Metamath Proof Explorer

Theorem eqord2

Description: A strictly decreasing real function on a subset of RR is one-to-one. (Contributed by Mario Carneiro, 14-Jun-2014)

Ref Expression
Hypotheses ltord.1 
|- ( x = y -> A = B )
ltord.2 
|- ( x = C -> A = M )
ltord.3 
|- ( x = D -> A = N )
ltord.4 
|- S C_ RR
ltord.5 
|- ( ( ph /\ x e. S ) -> A e. RR )
ltord2.6 
|- ( ( ph /\ ( x e. S /\ y e. S ) ) -> ( x < y -> B < A ) )
Assertion eqord2 
|- ( ( ph /\ ( C e. S /\ D e. S ) ) -> ( C = D <-> M = N ) )

Proof

Step Hyp Ref Expression
1 ltord.1 
 |-  ( x = y -> A = B )
2 ltord.2 
 |-  ( x = C -> A = M )
3 ltord.3 
 |-  ( x = D -> A = N )
4 ltord.4 
 |-  S C_ RR
5 ltord.5 
 |-  ( ( ph /\ x e.
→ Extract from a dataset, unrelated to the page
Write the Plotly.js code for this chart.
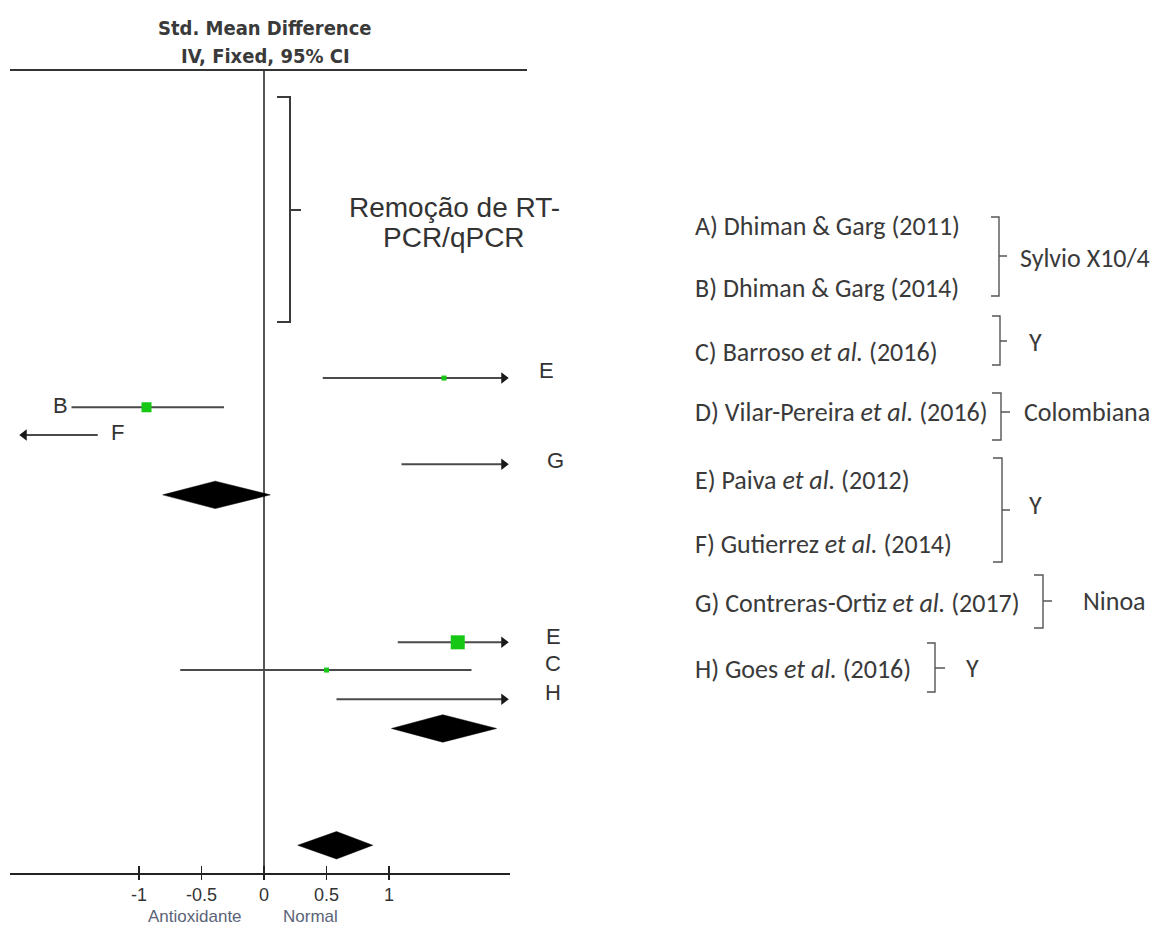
<!DOCTYPE html>
<html><head><meta charset="utf-8">
<script src="https://cdn.plot.ly/plotly-3.0.1.min.js"></script>
<style>html,body{margin:0;padding:0;background:#fff}</style>
</head><body><div id="chart" style="width:1162px;height:928px"></div>
<script>
// ---- data ----
const studyLabels = ['E','B','F','G','E','C','H'];
const studyRows   = [10.55, 11.55, 12.5, 13.5, 19.6, 20.55, 21.55];
const studyEst    = [1.44, -0.94, null, null, 1.55, 0.50, null];
const studyLo     = [0.47, -1.54, -1.95, 1.10, 1.07, -0.67, 0.58];
const studyHi     = [1.95, -0.32, -1.33, 1.95, 1.95, 1.66, 1.95];
const studyArrow  = ['right','none','left','right','right','none','right'];
const studyWeight = [5, 10, 0, 0, 14, 5, 0];

const pooledRows = [14.55, 22.55, 26.55];
const pooledEst  = [-0.39, 1.43, 0.58];
const pooledLo   = [-0.81, 1.02, 0.27];
const pooledHi   = [0.05, 1.86, 0.87];

const tickVals = [-1, -0.5, 0, 0.5, 1];
const tickText = ['-1', '-0.5', '0', '0.5', '1'];

const legendEntries = [
  'A) Dhiman &amp; Garg (2011)',
  'B) Dhiman &amp; Garg (2014)',
  'C) Barroso <i>et al.</i> (2016)',
  'D) Vilar-Pereira <i>et al.</i> (2016)',
  'E) Paiva <i>et al.</i> (2012)',
  'F) Gutierrez <i>et al.</i> (2014)',
  'G) Contreras-Ortiz <i>et al.</i> (2017)',
  'H) Goes <i>et al.</i> (2016)'
];
const groupNames = ['Sylvio X10/4', 'Y', 'Colombiana', 'Y', 'Ninoa', 'Y'];
const titleLines = ['Std. Mean Difference', 'IV, Fixed, 95% CI'];
const bracketText = 'Remoção de RT-<br>PCR/qPCR';
const favourLabels = ['Antioxidante', 'Normal'];

// ---- pixel helpers (layout placement only) ----
const X0 = 264, XS = 125;
const PX = p => (p - X0) / XS;          // data x
const QX = p => (p - 10) / 500;         // paper x
const QY = p => (873 - p) / 803;        // paper y

const traces = [];
const lineCol = '#4a4a4a';
const arrowBack = 4 / XS;
studyRows.forEach((r, i) => {
  let lo = studyLo[i], hi = studyHi[i];
  let lo2 = lo, hi2 = hi;
  if (studyArrow[i] === 'right') hi2 = hi - arrowBack;
  if (studyArrow[i] === 'left') lo2 = lo + arrowBack;
  traces.push({x: [lo2, hi2], y: [r, r], mode: 'lines', type: 'scatter',
    line: {color: lineCol, width: 2}, hoverinfo: 'skip', showlegend: false, cliponaxis: false});
  if (studyArrow[i] !== 'none') {
    traces.push({x: [studyArrow[i] === 'right' ? hi2 : lo2], y: [r], mode: 'markers', type: 'scatter',
      marker: {symbol: studyArrow[i] === 'right' ? 'triangle-right' : 'triangle-left', size: 10, color: '#1a1a1a'},
      hoverinfo: 'skip', showlegend: false, cliponaxis: false});
  }
  if (studyEst[i] !== null && studyWeight[i] > 0) {
    traces.push({x: [studyEst[i]], y: [r], mode: 'markers', type: 'scatter',
      marker: {symbol: 'square', size: studyWeight[i], color: '#16c716', line: {width: 0}},
      hoverinfo: 'skip', showlegend: false, cliponaxis: false});
  }
});
const dh = 0.47;
pooledRows.forEach((r, i) => {
  traces.push({x: [pooledLo[i], pooledEst[i], pooledHi[i], pooledEst[i], pooledLo[i]],
    y: [r, r - dh, r, r + dh, r], mode: 'lines', type: 'scatter', fill: 'toself',
    fillcolor: '#000', line: {color: '#000', width: 0.5}, hoverinfo: 'skip', showlegend: false});
});
// carrier for the crossing (inside) tick marks
traces.push({x: [tickVals[0]], y: [null], xaxis: 'x2', yaxis: 'y', mode: 'markers',
  marker: {opacity: 0}, hoverinfo: 'skip', showlegend: false});

const ann = [];
const darkText = '#333333';
const P = (px, py, text, font, xa) => ({x: QX(px), y: QY(py), xref: 'paper', yref: 'paper',
  text: text, showarrow: false, font: font, xanchor: xa || 'center', yanchor: 'middle'});
const titleFont = {family: 'Liberation Sans Narrow, DejaVu Sans Condensed, Arial Narrow, sans-serif', size: 20, color: '#3a3a3a'};
ann.push(P(265, 28, '<b>' + titleLines[0] + '</b>', titleFont));
ann.push(P(265, 56, '<b>' + titleLines[1] + '</b>', titleFont));
const remFont = {family: 'Liberation Sans, Arial, sans-serif', size: 28, color: darkText};
bracketText.split('<br>').forEach((t, i) => ann.push(P(454, 207 + 30 * i, t, remFont)));
const letterPos = [[546,370],[60,405],[117,432],[555,460],[553,636],[553,663],[553,692]];
const letterFont = {family: 'Liberation Sans, Arial, sans-serif', size: 22, color: darkText};
studyLabels.forEach((t, i) => ann.push(P(letterPos[i][0], letterPos[i][1], t, letterFont)));
const favFont = {family: 'Liberation Sans, Arial, sans-serif', size: 17, color: '#5a6378'};
ann.push(P(195, 916, favourLabels[0], favFont));
ann.push(P(310, 916, favourLabels[1], favFont));
const legY = [226, 288, 352, 412, 480, 544, 603, 669];
const legFont = {family: 'Carlito, Lato, Open Sans, sans-serif', size: 26, color: '#3a3a3a'};
legendEntries.forEach((t, i) => ann.push(P(693, legY[i], t, legFont, 'left')));
const grpPos = [[1018,258,'left'],[1035,342,'center'],[1022,412,'left'],[1035,505,'center'],[1081,601,'left'],[972,668,'center']];
groupNames.forEach((t, i) => ann.push(P(grpPos[i][0], grpPos[i][1], t, legFont, grpPos[i][2])));

// shapes
const shapes = [];
const bracket = (x0, x1, yT, yB, yM, xT, col, w) => {
  shapes.push({type: 'path', xref: 'paper', yref: 'paper',
    path: `M ${QX(x0)},${QY(yT)} L ${QX(x1)},${QY(yT)} L ${QX(x1)},${QY(yB)} L ${QX(x0)},${QY(yB)} M ${QX(x1)},${QY(yM)} L ${QX(xT)},${QY(yM)}`,
    line: {color: col, width: w}});
};
bracket(277, 290, 97, 322, 210, 301, '#3a3a3a', 2);
bracket(991, 999, 217, 296, 256, 1007, '#555', 1.4);
bracket(992, 1000, 316, 365, 341, 1007, '#555', 1.4);
bracket(992, 1001, 393, 440, 412, 1010, '#555', 1.4);
bracket(993, 1002, 458, 562, 510, 1010, '#555', 1.4);
bracket(1034, 1043, 575, 628, 601, 1052, '#555', 1.4);
bracket(927, 935, 643, 692, 668, 945, '#555', 1.4);
shapes.push({type: 'line', xref: 'paper', yref: 'paper', x0: QX(10), x1: QX(527), y0: 1, y1: 1,
  line: {color: '#333', width: 2}});

const layout = {
  width: 1162, height: 928,
  margin: {l: 10, r: 652, t: 70, b: 55},
  paper_bgcolor: '#fff', plot_bgcolor: '#fff',
  showlegend: false,
  xaxis: {range: [PX(10), PX(510)], tickvals: tickVals, ticktext: tickText,
    ticks: 'outside', ticklen: 5, tickwidth: 1.5, tickcolor: '#222',
    showline: true, linecolor: '#222', linewidth: 1.6, showgrid: false,
    zeroline: true, zerolinecolor: '#555', zerolinewidth: 1.6,
    tickfont: {family: 'Liberation Sans, Arial, sans-serif', size: 18, color: '#333'}, fixedrange: true},
  xaxis2: {range: [PX(10), PX(510)], overlaying: 'x', anchor: 'y', side: 'bottom',
    tickvals: tickVals, ticks: 'inside', ticklen: 7, tickwidth: 1.5, tickcolor: '#222',
    showticklabels: false, showgrid: false, zeroline: false, showline: false},
  yaxis: {range: [27.5, 0], showgrid: false, zeroline: false, showline: false, showticklabels: false, ticks: '', fixedrange: true},
  annotations: ann, shapes: shapes
};
Plotly.newPlot('chart', traces, layout, {displayModeBar: false, staticPlot: true});
</script></body></html>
S ) -> A e. RR )
6 ltord2.6 
 |-  ( ( ph /\ ( x e. S /\ y e. S ) ) -> ( x < y -> B < A ) )
7 1 negeqd 
 |-  ( x = y -> -u A = -u B )
8 2 negeqd 
 |-  ( x = C -> -u A = -u M )
9 3 negeqd 
 |-  ( x = D -> -u A = -u N )
10 5 renegcld 
 |-  ( ( ph /\ x e. S ) -> -u A e. RR )
11 5 ralrimiva 
 |-  ( ph -> A. x e. S A e. RR )
12 1 eleq1d 
 |-  ( x = y -> ( A e. RR <-> B e. RR ) )
13 12 rspccva 
 |-  ( ( A. x e. S A e. RR /\ y e. S ) -> B e. RR )
14 11 13 sylan 
 |-  ( ( ph /\ y e. S ) -> B e. RR )
15 14 adantrl 
 |-  ( ( ph /\ ( x e. S /\ y e. S ) ) -> B e. RR )
16 5 adantrr 
 |-  ( ( ph /\ ( x e. S /\ y e. S ) ) -> A e. RR )
17 ltneg 
 |-  ( ( B e. RR /\ A e. RR ) -> ( B < A <-> -u A < -u B ) )
18 15 16 17 syl2anc 
 |-  ( ( ph /\ ( x e. S /\ y e. S ) ) -> ( B < A <-> -u A < -u B ) )
19 6 18 sylibd 
 |-  ( ( ph /\ ( x e. S /\ y e. S ) ) -> ( x < y -> -u A < -u B ) )
20 7 8 9 4 10 19 eqord1 
 |-  ( ( ph /\ ( C e. S /\ D e. S ) ) -> ( C = D <-> -u M = -u N ) )
21 2 eleq1d 
 |-  ( x = C -> ( A e. RR <-> M e. RR ) )
22 21 rspccva 
 |-  ( ( A. x e. S A e. RR /\ C e. S ) -> M e. RR )
23 11 22 sylan 
 |-  ( ( ph /\ C e. S ) -> M e. RR )
24 23 adantrr 
 |-  ( ( ph /\ ( C e. S /\ D e. S ) ) -> M e. RR )
25 24 recnd 
 |-  ( ( ph /\ ( C e. S /\ D e. S ) ) -> M e. CC )
26 3 eleq1d 
 |-  ( x = D -> ( A e. RR <-> N e. RR ) )
27 26 rspccva 
 |-  ( ( A. x e. S A e. RR /\ D e. S ) -> N e. RR )
28 11 27 sylan 
 |-  ( ( ph /\ D e. S ) -> N e. RR )
29 28 adantrl 
 |-  ( ( ph /\ ( C e. S /\ D e. S ) ) -> N e. RR )
30 29 recnd 
 |-  ( ( ph /\ ( C e. S /\ D e. S ) ) -> N e. CC )
31 25 30 neg11ad 
 |-  ( ( ph /\ ( C e. S /\ D e. S ) ) -> ( -u M = -u N <-> M = N ) )
32 20 31 bitrd 
 |-  ( ( ph /\ ( C e. S /\ D e. S ) ) -> ( C = D <-> M = N ) )